■ **INPUT DATA**:

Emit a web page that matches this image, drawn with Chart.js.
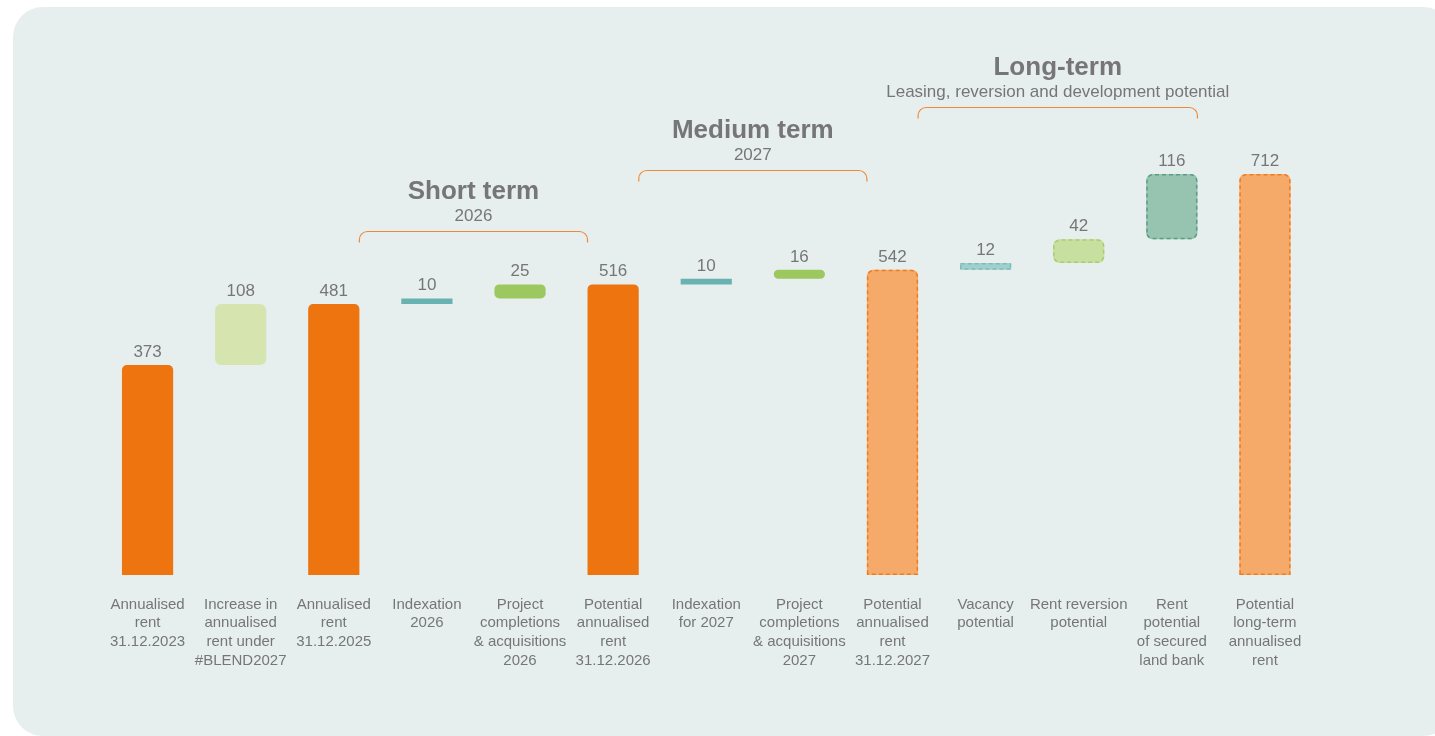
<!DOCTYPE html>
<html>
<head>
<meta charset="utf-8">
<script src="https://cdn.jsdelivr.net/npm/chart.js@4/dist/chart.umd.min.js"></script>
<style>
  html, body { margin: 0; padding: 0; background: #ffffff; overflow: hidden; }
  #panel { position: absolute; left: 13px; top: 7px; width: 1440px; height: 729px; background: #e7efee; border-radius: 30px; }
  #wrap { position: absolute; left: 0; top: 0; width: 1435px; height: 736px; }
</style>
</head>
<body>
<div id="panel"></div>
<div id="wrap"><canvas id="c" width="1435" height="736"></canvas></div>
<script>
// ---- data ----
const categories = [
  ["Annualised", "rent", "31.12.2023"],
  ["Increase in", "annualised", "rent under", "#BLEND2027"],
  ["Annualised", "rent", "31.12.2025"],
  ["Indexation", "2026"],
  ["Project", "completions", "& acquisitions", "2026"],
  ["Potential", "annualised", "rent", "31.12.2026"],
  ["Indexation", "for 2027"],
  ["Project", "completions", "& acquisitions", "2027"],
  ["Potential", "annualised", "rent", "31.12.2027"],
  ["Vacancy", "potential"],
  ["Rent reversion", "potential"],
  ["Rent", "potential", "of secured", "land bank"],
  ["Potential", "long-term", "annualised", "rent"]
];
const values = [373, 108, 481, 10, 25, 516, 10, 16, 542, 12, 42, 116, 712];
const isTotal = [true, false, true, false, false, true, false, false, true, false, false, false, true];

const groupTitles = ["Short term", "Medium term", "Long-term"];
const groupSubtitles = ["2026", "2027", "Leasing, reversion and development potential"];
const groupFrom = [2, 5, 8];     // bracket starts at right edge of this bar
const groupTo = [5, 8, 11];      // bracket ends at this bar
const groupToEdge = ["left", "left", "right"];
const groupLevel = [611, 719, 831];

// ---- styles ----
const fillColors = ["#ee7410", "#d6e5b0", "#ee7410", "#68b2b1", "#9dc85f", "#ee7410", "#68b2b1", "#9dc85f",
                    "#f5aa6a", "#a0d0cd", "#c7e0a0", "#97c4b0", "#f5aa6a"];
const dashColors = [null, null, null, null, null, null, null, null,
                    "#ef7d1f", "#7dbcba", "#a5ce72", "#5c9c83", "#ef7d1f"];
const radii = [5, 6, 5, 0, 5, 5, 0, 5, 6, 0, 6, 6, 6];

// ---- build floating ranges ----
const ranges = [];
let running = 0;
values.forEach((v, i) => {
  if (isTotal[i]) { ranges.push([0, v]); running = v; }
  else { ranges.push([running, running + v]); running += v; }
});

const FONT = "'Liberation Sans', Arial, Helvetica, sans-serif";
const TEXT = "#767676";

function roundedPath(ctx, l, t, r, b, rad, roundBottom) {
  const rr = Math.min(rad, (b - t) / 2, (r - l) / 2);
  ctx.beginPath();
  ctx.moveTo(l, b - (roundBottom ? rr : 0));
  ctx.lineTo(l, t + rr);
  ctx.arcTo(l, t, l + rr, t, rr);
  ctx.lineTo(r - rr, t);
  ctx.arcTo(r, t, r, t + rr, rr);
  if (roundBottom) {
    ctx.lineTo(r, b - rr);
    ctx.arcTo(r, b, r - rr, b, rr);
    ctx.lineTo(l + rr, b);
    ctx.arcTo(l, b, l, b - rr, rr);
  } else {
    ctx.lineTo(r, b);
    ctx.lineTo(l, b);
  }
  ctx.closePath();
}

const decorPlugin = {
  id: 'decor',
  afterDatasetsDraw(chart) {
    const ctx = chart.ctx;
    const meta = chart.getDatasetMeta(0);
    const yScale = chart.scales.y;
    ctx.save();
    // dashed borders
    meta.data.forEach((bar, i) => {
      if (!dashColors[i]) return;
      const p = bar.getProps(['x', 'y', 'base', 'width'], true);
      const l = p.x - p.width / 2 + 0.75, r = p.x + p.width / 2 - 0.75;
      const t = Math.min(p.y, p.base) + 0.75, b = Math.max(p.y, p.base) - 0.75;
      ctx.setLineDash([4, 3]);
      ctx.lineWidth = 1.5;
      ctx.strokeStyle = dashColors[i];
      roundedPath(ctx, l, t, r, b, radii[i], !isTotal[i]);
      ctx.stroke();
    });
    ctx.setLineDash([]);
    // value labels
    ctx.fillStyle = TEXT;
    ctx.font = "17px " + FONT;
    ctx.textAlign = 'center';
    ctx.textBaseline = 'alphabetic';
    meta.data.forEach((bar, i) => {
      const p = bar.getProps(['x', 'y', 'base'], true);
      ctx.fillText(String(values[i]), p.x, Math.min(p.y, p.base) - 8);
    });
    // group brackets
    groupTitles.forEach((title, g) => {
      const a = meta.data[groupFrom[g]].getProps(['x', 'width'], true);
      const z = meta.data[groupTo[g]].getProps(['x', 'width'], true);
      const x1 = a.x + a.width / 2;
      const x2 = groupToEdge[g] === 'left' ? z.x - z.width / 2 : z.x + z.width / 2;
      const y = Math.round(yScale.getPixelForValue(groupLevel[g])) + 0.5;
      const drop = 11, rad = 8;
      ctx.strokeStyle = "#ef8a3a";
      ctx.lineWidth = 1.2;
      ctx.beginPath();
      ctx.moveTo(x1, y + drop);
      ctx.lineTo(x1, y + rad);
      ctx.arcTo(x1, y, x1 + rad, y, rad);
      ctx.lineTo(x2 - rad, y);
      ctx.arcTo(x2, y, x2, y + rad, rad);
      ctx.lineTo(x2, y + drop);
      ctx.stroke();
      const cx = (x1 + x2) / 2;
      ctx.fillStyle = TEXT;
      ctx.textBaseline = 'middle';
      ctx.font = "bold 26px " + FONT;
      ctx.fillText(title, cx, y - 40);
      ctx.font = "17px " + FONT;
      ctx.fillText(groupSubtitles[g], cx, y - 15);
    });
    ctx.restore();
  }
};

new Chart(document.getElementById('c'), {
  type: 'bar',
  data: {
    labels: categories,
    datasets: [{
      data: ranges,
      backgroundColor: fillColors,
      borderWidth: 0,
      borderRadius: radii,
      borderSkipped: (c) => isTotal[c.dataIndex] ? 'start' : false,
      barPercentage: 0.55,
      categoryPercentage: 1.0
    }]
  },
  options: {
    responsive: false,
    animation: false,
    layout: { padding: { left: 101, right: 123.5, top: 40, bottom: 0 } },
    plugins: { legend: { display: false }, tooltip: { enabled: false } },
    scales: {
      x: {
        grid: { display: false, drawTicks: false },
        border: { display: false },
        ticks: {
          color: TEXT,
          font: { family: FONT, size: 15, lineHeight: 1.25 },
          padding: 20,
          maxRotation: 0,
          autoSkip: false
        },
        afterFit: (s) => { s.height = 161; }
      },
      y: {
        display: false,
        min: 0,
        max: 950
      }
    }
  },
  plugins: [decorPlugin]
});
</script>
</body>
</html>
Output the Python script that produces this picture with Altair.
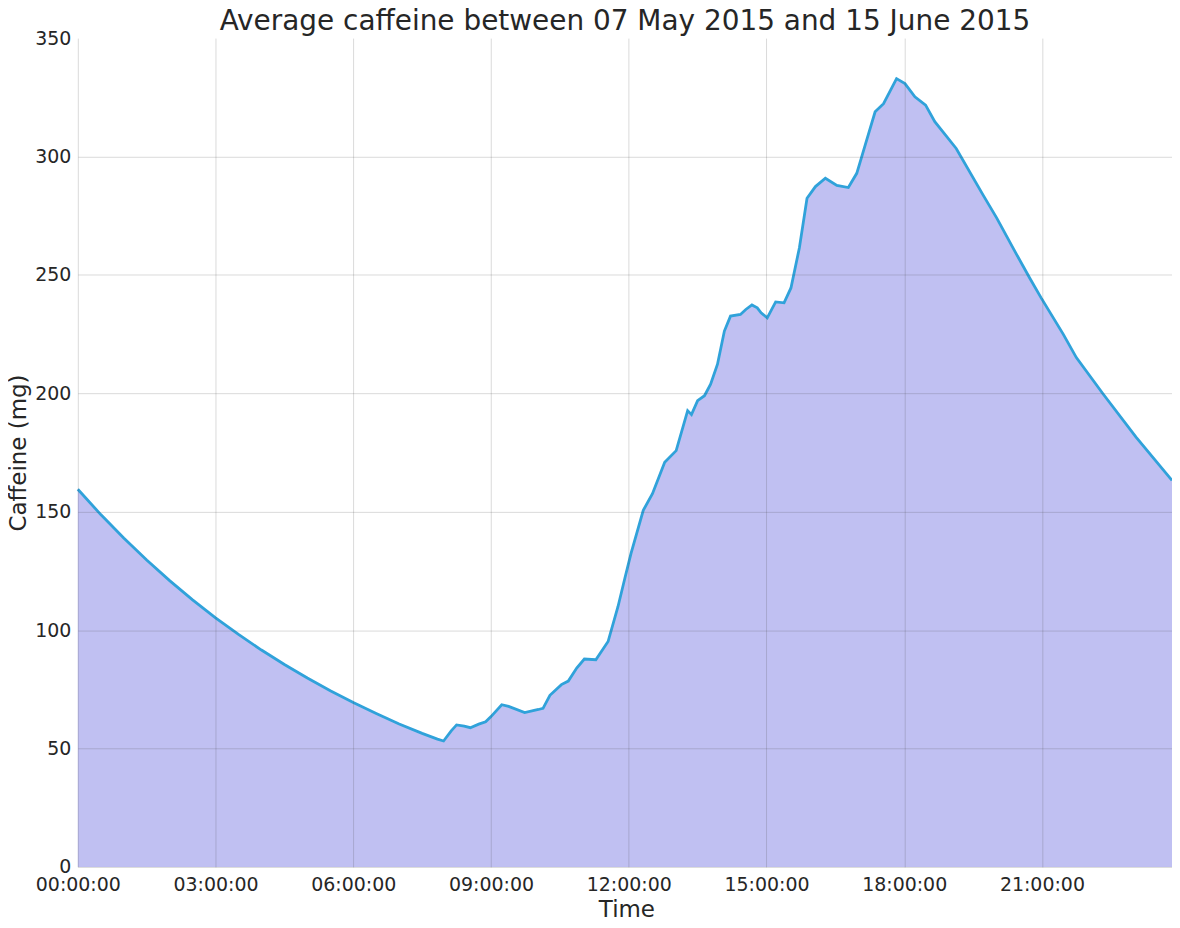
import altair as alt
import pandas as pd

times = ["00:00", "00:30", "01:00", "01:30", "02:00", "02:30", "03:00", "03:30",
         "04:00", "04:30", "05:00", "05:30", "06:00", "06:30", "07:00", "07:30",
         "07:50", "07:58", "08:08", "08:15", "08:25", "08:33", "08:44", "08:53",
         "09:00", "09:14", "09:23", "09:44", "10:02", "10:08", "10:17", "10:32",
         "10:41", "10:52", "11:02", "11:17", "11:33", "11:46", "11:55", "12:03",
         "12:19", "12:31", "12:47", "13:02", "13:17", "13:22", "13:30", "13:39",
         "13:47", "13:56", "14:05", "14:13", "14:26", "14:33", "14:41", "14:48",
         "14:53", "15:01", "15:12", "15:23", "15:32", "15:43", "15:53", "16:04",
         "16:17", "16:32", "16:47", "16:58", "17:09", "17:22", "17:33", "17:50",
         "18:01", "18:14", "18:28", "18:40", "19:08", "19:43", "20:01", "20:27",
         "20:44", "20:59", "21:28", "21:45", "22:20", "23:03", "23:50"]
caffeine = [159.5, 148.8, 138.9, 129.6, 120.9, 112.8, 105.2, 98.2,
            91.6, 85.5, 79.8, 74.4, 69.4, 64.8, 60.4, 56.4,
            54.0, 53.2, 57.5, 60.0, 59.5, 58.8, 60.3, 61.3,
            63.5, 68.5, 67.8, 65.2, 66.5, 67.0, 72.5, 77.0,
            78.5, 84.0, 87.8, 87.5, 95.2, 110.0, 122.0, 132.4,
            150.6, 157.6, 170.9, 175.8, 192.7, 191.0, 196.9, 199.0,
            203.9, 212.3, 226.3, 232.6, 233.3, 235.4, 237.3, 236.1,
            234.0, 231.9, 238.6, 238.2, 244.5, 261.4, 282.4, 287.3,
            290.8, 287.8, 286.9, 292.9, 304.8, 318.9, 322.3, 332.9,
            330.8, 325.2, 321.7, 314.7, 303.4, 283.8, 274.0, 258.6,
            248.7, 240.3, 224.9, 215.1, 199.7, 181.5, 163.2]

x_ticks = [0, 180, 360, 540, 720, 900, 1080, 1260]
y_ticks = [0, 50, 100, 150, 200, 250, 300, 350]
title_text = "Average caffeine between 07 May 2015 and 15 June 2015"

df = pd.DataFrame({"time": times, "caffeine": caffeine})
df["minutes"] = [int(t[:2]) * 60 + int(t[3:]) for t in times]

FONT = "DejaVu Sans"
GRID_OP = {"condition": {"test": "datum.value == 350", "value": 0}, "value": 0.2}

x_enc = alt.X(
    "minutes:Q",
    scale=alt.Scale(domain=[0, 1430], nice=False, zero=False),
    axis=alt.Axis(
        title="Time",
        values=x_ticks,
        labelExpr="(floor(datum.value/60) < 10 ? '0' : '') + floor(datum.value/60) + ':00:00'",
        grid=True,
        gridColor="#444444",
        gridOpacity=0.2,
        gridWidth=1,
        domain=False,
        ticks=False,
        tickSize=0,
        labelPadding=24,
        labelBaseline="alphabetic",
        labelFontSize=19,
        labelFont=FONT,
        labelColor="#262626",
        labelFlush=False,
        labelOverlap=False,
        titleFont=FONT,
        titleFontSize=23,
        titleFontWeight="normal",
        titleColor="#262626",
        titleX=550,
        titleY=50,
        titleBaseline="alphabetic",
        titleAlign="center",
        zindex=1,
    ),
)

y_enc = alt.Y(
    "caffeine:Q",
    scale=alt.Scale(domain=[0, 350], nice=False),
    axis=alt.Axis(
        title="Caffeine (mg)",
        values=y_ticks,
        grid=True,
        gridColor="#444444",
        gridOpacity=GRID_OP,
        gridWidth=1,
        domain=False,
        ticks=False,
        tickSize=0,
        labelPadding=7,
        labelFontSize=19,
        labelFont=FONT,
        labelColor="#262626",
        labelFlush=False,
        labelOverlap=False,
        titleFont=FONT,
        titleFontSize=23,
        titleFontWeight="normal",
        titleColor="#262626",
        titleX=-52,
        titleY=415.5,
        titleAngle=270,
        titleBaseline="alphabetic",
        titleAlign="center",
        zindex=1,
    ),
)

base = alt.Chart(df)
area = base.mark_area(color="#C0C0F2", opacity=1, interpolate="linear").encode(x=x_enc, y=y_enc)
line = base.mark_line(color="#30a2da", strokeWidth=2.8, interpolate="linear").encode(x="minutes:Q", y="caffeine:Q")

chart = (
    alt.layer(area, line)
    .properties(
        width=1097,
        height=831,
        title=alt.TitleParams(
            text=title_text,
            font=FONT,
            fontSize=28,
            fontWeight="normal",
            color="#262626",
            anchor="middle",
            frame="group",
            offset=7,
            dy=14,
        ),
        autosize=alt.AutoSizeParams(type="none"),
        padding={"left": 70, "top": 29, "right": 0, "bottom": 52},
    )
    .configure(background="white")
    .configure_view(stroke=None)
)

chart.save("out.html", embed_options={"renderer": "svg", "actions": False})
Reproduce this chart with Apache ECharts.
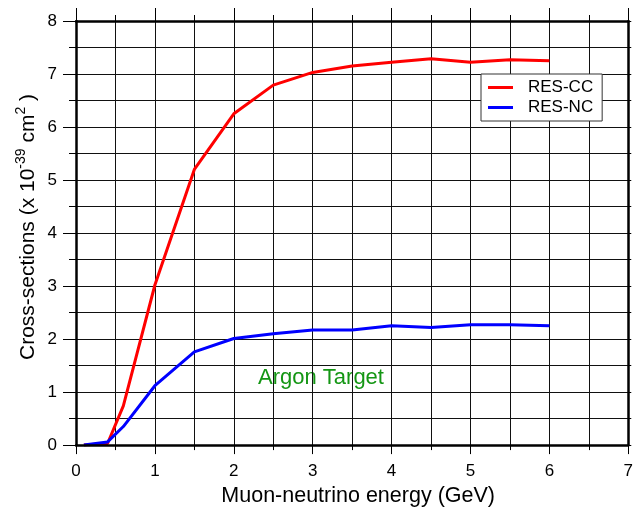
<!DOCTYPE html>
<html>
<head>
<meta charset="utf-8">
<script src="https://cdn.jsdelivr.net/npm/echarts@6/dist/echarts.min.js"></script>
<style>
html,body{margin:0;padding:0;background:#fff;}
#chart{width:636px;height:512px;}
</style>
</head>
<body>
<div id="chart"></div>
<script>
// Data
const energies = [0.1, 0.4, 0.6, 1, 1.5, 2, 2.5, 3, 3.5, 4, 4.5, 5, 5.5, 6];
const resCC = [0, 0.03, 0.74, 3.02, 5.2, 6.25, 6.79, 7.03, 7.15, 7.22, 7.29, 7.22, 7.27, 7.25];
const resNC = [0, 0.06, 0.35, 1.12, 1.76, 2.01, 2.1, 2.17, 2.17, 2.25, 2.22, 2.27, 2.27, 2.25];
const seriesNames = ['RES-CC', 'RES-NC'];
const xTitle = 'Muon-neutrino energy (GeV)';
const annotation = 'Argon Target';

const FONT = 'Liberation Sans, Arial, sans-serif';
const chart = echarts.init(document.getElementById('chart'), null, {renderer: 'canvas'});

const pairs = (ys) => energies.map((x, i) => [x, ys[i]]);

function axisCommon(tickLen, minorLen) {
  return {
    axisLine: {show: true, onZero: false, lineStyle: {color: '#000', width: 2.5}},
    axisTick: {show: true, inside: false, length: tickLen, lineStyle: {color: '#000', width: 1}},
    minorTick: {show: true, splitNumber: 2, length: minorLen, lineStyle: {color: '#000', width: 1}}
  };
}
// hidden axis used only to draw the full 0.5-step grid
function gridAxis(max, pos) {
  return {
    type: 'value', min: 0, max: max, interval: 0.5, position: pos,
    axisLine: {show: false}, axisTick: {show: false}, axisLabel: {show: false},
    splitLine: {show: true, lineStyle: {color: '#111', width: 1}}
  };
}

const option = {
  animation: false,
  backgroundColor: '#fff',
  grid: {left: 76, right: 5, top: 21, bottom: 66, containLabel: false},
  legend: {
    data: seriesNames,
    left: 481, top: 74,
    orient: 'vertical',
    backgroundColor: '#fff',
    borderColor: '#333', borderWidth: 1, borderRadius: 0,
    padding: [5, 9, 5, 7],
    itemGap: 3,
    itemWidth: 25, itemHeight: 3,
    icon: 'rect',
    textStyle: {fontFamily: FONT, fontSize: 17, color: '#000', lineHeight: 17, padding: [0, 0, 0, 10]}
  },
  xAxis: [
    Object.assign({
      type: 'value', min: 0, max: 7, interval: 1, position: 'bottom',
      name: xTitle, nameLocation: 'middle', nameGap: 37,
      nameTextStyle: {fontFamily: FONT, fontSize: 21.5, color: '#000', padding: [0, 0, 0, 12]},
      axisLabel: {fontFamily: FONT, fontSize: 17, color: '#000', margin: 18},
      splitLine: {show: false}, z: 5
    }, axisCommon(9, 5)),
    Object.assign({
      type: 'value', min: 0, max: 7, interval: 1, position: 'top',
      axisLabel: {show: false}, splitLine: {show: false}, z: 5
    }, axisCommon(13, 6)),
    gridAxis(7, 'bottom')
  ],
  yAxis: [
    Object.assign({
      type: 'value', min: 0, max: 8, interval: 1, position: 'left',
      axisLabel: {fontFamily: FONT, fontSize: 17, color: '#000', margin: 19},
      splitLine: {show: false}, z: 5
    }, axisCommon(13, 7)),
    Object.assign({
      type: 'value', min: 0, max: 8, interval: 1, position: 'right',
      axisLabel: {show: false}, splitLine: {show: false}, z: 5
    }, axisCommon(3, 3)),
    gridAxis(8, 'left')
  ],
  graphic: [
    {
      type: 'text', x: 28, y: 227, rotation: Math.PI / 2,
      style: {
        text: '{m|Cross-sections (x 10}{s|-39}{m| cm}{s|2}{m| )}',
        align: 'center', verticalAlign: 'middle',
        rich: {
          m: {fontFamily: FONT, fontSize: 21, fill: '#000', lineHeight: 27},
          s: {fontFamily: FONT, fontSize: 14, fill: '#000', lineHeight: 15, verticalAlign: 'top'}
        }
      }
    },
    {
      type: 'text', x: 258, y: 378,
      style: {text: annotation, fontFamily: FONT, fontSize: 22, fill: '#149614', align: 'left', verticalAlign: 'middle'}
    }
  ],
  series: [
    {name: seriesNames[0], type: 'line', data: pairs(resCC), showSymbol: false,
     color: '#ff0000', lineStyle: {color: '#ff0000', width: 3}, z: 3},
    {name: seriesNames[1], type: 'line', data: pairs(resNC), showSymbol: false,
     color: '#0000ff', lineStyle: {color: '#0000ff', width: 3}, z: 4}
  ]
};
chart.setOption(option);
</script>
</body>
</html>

■ **STATED PROBLEM**: Using the records above, copy every line that has the word "script" in it.

■ **WORKED SOLUTION**:
<script src="https://cdn.jsdelivr.net/npm/chart.js@4/dist/chart.umd.min.js"></script>
<script>
</script>
Output the Python script that produces this picture with Altair.
<script src="https://cdn.jsdelivr.net/npm/echarts@6/dist/echarts.min.js"></script>
<script>
</script>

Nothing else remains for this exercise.